Ask HN: How are Markov chains so different from tiny LLMs?
Conceptual Relationship Between Markov Chains and LLMs
- Several commenters note that autoregressive LLMs can be viewed as Markov processes if you treat the full internal state (context window + KV cache) as the “state.”
- Others argue this definition is technically correct but useless: it lumps n‑gram tables, transformers, and even humans into one category, obscuring important structural differences.
- A practical distinction: classic Markov text models = explicit n‑gram lookup tables; LLMs = learned continuous functions that implicitly encode those next‑token distributions.
Long-Range Dependencies and State Size
- Core technical gap: finite-order Markov / n‑gram models have exponentially decaying ability to model long-range correlations; language needs very long-range structure.
- Attention in transformers can dynamically focus on arbitrary past tokens, approximating an “infinite-order” model without enumerating all contexts.
- High‑order Markov models or HMM/Markov random fields could, in principle, match this, but state and transition tables explode combinatorially and are intractable to train at modern scales.
Discrete vs Continuous Representations
- Markov models operate on discrete symbols; unseen n‑grams typically have zero probability unless smoothed or heuristically filled.
- LLMs embed tokens into high‑dimensional vectors; similar meanings cluster, enabling generalization to sequences never seen exactly in training.
- This allows generation of fluent new sequences (e.g., style transfer, recombined concepts) rather than strict regurgitation, though sophisticated Markov systems with smoothing/skip-grams can generate some unseen combinations too.
Creativity, Novelty, and Training Data
- Ongoing disagreement:
- One side: LLMs only sample from the training distribution, so they never create “truly novel” ideas, just recombinations—analogous to humans remixing prior experience.
- Others argue that’s also true of humans; unless brains exceed Turing computability, there’s no principled bar to machines matching human-level creativity.
- Philosophical detours cover intuition, evolution-encoded knowledge, and consciousness; no consensus emerges, but multiple people stress that claims of inherent human–machine gaps lack concrete evidence.
Generalization, Hallucination, and Usefulness
- Commenters note LLMs can both fail on simple in‑distribution tasks (e.g., basic equations) and still solve novel puzzles or riddles, suggesting imperfect but real generalization.
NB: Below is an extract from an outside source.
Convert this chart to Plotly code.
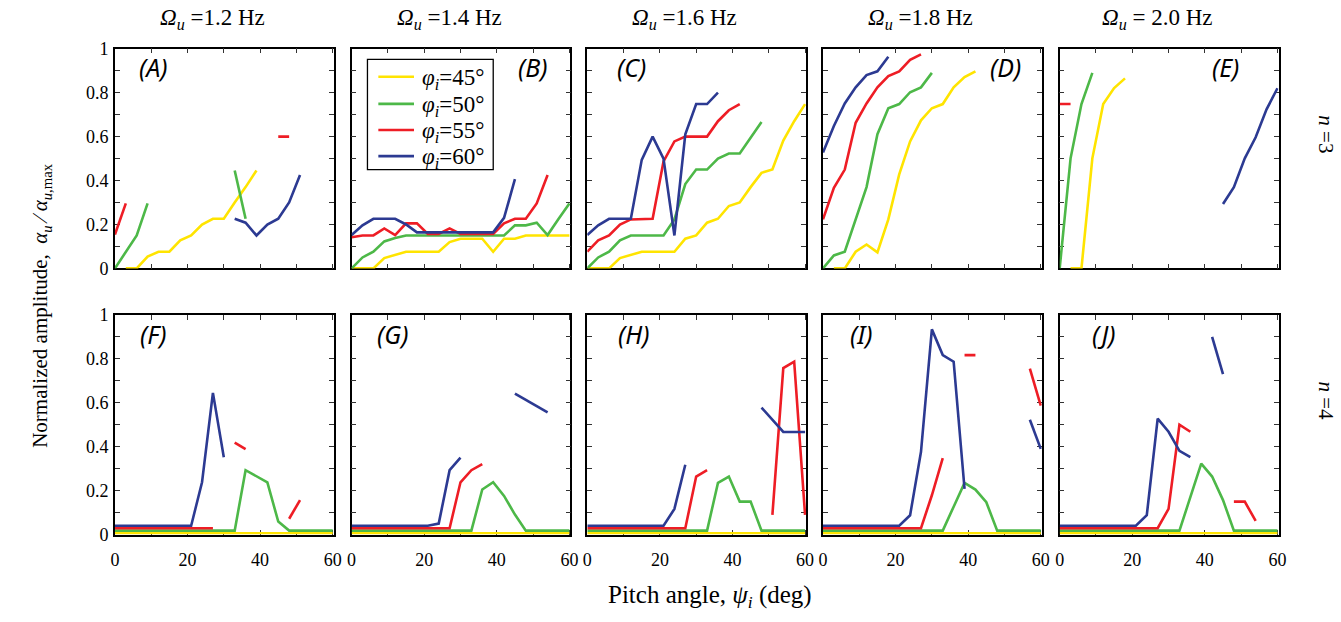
import plotly.graph_objects as go

N = None
PITCH = [0, 3, 6, 9, 12, 15, 18, 21, 24, 27, 30, 33, 36, 39, 42, 45, 48, 51, 54, 57, 60]

# ---------------- row 1 (n = 3) ----------------
A_Y = [N, 0, 0, .054, .076, .076, .128, .15, .2, .226, .226, .30, .37, .446, N, N, N, N, N, N, N]
A_G = [0, .075, .15, .296, N, N, N, N, N, N, N, .446, .226, N, N, N, N, N, N, N, N]
A_R = [.154, .296, N, N, N, N, N, N, N, N, N, N, N, N, N, .6, .6, N, N, N, N]
A_B = [N, N, N, N, N, N, N, N, N, N, N, .226, .208, .15, .2, .226, .3, .425, N, N, N]

B_Y = [0, 0, 0, .047, .06, .076, .076, .076, .076, .12, .135, .135, .135, .076, .135, .135, .15, .15, .15, .15, .15]
B_G = [0, .05, .076, .123, .138, .15, .15, .15, .15, .15, .15, .15, .15, .15, .15, .196, .196, .208, .152, .225, .296]
B_R = [.142, .15, .15, .182, .152, .205, .205, .157, .157, .182, .157, .157, .157, .157, .205, .226, .226, .296, .425, N, N]
B_B = [.152, .196, .226, .226, .226, .2, .164, .164, .164, .164, .164, .164, .164, .164, .23, .406, N, N, N, N, N]

C_Y = [0, 0, 0, .047, .062, .076, .076, .076, .076, .135, .15, .208, .226, .284, .3, .37, .435, .45, .582, .67, .748]
C_G = [0, .05, .076, .128, .15, .15, .15, .15, .223, .384, .45, .45, .5, .523, .523, .595, .666, N, N, N, N]
C_R = [.076, .128, .15, .2, .223, .226, .226, .487, .578, .6, .6, .6, .67, .72, .748, N, N, N, N, N, N]
C_B = [.152, .196, .226, .226, .226, .494, .6, .5, .15, .61, .748, .748, .8, N, N, N, N, N, N, N, N]

D_Y = [N, 0, 0, .076, .109, .073, .223, .428, .578, .674, .729, .748, .824, .871, .897, N, N, N, N, N, N]
D_G = [0, .059, .076, .223, .37, .611, .729, .748, .802, .824, .89, N, N, N, N, N, N, N, N, N, N]
D_R = [.223, .367, .45, .663, .751, .824, .875, .897, .949, .974, N, N, N, N, N, N, N, N, N, N, N]
D_B = [.528, .648, .751, .824, .88, .897, .963, N, N, N, N, N, N, N, N, N, N, N, N, N, N]

E_Y = [N, 0, 0, .501, .748, .821, .865, N, N, N, N, N, N, N, N, N, N, N, N, N, N]
E_G = [0, .501, .748, .89, N, N, N, N, N, N, N, N, N, N, N, N, N, N, N, N, N]
E_R = [.748, .748, N, N, N, N, N, N, N, N, N, N, N, N, N, N, N, N, N, N, N]
E_B = [N, N, N, N, N, N, N, N, N, N, N, N, N, N, N, .293, .37, .501, .597, .724, .82]

# ---------------- row 2 (n = 4) ----------------
ROW2_Y = [.006, .006, .006, .006, .006, .006, .006, .006, .006, .006, .006, .006, .006, .006, .006, .006, .006, .006, .006, .006, .006]

F_G = [.018, .018, .018, .018, .018, .018, .018, .018, .018, .018, .018, .018, .293, .265, .238, .059, .018, .018, .018, .018, .018]
F_R = [.029, .029, .029, .029, .029, .029, .029, .029, .029, .029, N, .419, .389, N, N, N, .072, .157, N, N, N]
F_B = [.04, .04, .04, .04, .04, .04, .04, .04, .238, .645, .352, N, N, N, N, N, N, N, N, N, N]

G_G = [.018, .018, .018, .018, .018, .018, .018, .018, .018, .018, .018, .018, .205, .238, .176, .091, .018, .018, .018, .018, .018]
G_R = [.029, .029, .029, .029, .029, .029, .029, .029, .029, .029, .238, .293, .321, N, N, N, N, N, N, N, N]
G_B = [.04, .04, .04, .04, .04, .04, .04, .04, .05, .293, .35, N, N, N, N, .642, .614, .586, .556, N, N]

H_G = [.018, .018, .018, .018, .018, .018, .018, .018, .018, .018, .018, .018, .235, .264, .15, .15, .018, .018, .018, .018, .018]
H_R = [.029, .029, .029, .029, .029, .029, .029, .029, .029, .029, .264, .293, N, N, N, N, N, .09, .758, .787, .09]
H_B = [.04, .04, .04, .04, .04, .04, .04, .04, .117, .318, N, N, N, N, N, N, .578, .525, .467, .467, .467]

I_G = [.018, .018, .018, .018, .018, .018, .018, .018, .018, .018, .018, .018, .127, .235, .205, .147, .018, .018, .018, .018, .018]
I_R = [.029, .029, .029, .029, .029, .029, .029, .029, .029, .029, .179, .348, N, .817, .817, N, N, N, N, .755, .587]
I_B = [.04, .04, .04, .04, .04, .04, .04, .04, .088, .377, .934, .817, .787, .208, N, N, N, N, N, .523, .39]

J_G = [.018, .018, .018, .018, .018, .018, .018, .018, .018, .018, .018, .018, .17, .323, .264, .157, .018, .018, .018, .018, .018]
J_R = [.029, .029, .029, .029, .029, .029, .029, .029, .029, .029, .117, .5, .468, N, N, N, .15, .15, .062, N, N]
J_B = [.04, .04, .04, .04, .04, .04, .04, .04, .088, .528, .468, .381, .352, N, .9, .73, N, N, N, N, N]

PANELS = [
    ("(A)", 10.6, [A_Y, A_G, A_R, A_B]),
    ("(B)", 50.0, [B_Y, B_G, B_R, B_B]),
    ("(C)", 12.3, [C_Y, C_G, C_R, C_B]),
    ("(D)", 50.2, [D_Y, D_G, D_R, D_B]),
    ("(E)", 45.8, [E_Y, E_G, E_R, E_B]),
    ("(F)", 10.4, [ROW2_Y, F_G, F_R, F_B]),
    ("(G)", 11.2, [ROW2_Y, G_G, G_R, G_B]),
    ("(H)", 12.8, [ROW2_Y, H_G, H_R, H_B]),
    ("(I)", 10.6, [ROW2_Y, I_G, I_R, I_B]),
    ("(J)", 12.3, [ROW2_Y, J_G, J_R, J_B]),
]
COL_TITLES = ["=1.2 Hz", "=1.4 Hz", "=1.6 Hz", "=1.8 Hz", "= 2.0 Hz"]
ROW_LABELS = ["=3", "=4"]
SERIES_NAMES = ["45°", "50°", "55°", "60°"]
COLORS = ["#FFE400", "#4DB848", "#EE1D25", "#2C3A92"]

W, H = 1341, 622
COL_PX = [(111, 332), (350, 571), (588, 809), (826, 1047), (1065, 1286)]
ROW_PX = [(40, 267), (315, 542)]

SERIF = "Liberation Serif"
SANS = "Noto Sans"

fig = go.Figure()
annotations = []
shapes = []
layout = dict(width=W, height=H, margin=dict(l=0, r=0, t=0, b=0),
              paper_bgcolor="white", plot_bgcolor="white", showlegend=False)


def ann(x, y, text, size, family=SERIF, angle=0, xanchor="center", **kw):
    annotations.append(dict(x=x, y=y, text=text, showarrow=False, textangle=angle,
                            xanchor=xanchor, yanchor="middle",
                            font=dict(family=family, size=size, color="black"), **kw))


for i, (lab, labx, series) in enumerate(PANELS):
    r, c = divmod(i, 5)
    k = i + 1
    xs = "x" if k == 1 else f"x{k}"
    ys = "y" if k == 1 else f"y{k}"
    x0, x1 = COL_PX[c]
    y0, y1 = ROW_PX[r]
    common = dict(showline=True, mirror="ticks", linecolor="black", linewidth=1.5,
                  ticks="inside", ticklen=5, tickwidth=1, tickcolor="#333",
                  showgrid=False, zeroline=False, tickmode="linear", tick0=0,
                  layer="below traces",
                  tickfont=dict(family=SERIF, size=18, color="black"))
    layout[f"xaxis{k}"] = dict(domain=[x0 / W, x1 / W], anchor=ys, range=[0, 60.3],
                               dtick=20, showticklabels=(r == 1), ticklabelstandoff=8,
                               minor=dict(dtick=10, ticks="inside", ticklen=5,
                                          tickcolor="#333", showgrid=False),
                               **common)
    layout[f"yaxis{k}"] = dict(domain=[1 - y1 / H, 1 - y0 / H], anchor=xs, range=[0, 1],
                               dtick=0.2, showticklabels=(c == 0), ticklabelstandoff=1,
                               minor=dict(dtick=0.1, ticks="inside", ticklen=5,
                                          tickcolor="#333", showgrid=False),
                               **common)
    for s, vals in enumerate(series):
        fig.add_trace(go.Scatter(
            x=PITCH, y=vals, mode="lines", xaxis=xs, yaxis=ys,
            line=dict(color=COLORS[s], width=2.6),
            name=f"φi={SERIES_NAMES[s]}", connectgaps=False, hoverinfo="skip"))
    ann(labx, 0.915, f"<i>{lab}</i>", 25, family=SANS, xref=xs, yref=ys)

for c, t in enumerate(COL_TITLES):
    x0, x1 = COL_PX[c]
    ann(((x0 + x1) / 2 - 12) / W, 1 - 9 / H, f"<i>Ω</i><sub><i>u</i></sub> {t}", 23,
        xref="paper", yref="paper")

ann(712 / W, 1 - 606 / H, "Pitch angle, <i>ψ</i><sub><i>i</i></sub> (deg)", 25,
    xref="paper", yref="paper")
ann(37 / W, 1 - 306 / H,
    "Normalized amplitude,  <i>α</i><sub><i>u</i></sub> ⁄ <i>α</i><sub><i>u</i>,max</sub>",
    21, angle=-90, xref="paper", yref="paper")
for r, t in enumerate(ROW_LABELS):
    y0, y1 = ROW_PX[r]
    ann(1334 / W, 1 - ((y0 + y1) / 2 - 25) / H, f"<i>n</i> {t}", 21, angle=90,
        xref="paper", yref="paper")

# legend drawn inside panel (B), as in the reference
LEG_BOX = (366, 51, 493, 165)
LEG_ROWS = [69, 97, 124, 151]
shapes.append(dict(type="rect", xref="paper", yref="paper",
                   x0=LEG_BOX[0] / W, x1=LEG_BOX[2] / W,
                   y0=1 - LEG_BOX[3] / H, y1=1 - LEG_BOX[1] / H,
                   line=dict(color="black", width=1.3), fillcolor="white", layer="above"))
for s, yy in enumerate(LEG_ROWS):
    shapes.append(dict(type="line", xref="paper", yref="paper",
                       x0=377 / W, x1=413 / W, y0=1 - yy / H, y1=1 - yy / H,
                       line=dict(color=COLORS[s], width=2.6), layer="above"))
    ann(419 / W, 1 - (yy + 2) / H, f"<i>φ</i><sub><i>i</i></sub>={SERIES_NAMES[s]}", 23,
        xanchor="left", xref="paper", yref="paper")

layout["annotations"] = annotations
layout["shapes"] = shapes
fig.update_layout(**layout)
fig.write_html("out.html")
- Markov chains are sometimes incorrectly described as only outputting substrings of the corpus; others correct this, pointing out smoothing and longer generations can already be “novel” yet incoherent.
- Both Markov models and LLMs can “hallucinate” (produce wrong but fluent text); LLMs do it in a more convincing and thus more problematic way.
- Some highlight niche advantages of engineered Markov models (e.g., tiny corpora, deterministic assistants) and experiments where carefully tuned Markov/PPM models rival or beat tiny LLMs on very small datasets.
Hybrids and Alternative Models
- The thread references:
- HMMs, cloned HMMs, Markov random fields, and graph-based variants that can, in theory, match transformer expressivity but are hard to scale.
- Hybrids: Markov chains reranked by BERT, beam search on n‑grams, huge n‑gram backends (e.g., Google Books n‑grams / infini-gram) combined with neural models.
- Several see transformers as a particularly efficient and scalable implementation of a Markovian next-token process, not something fundamentally outside probabilistic sequence modeling.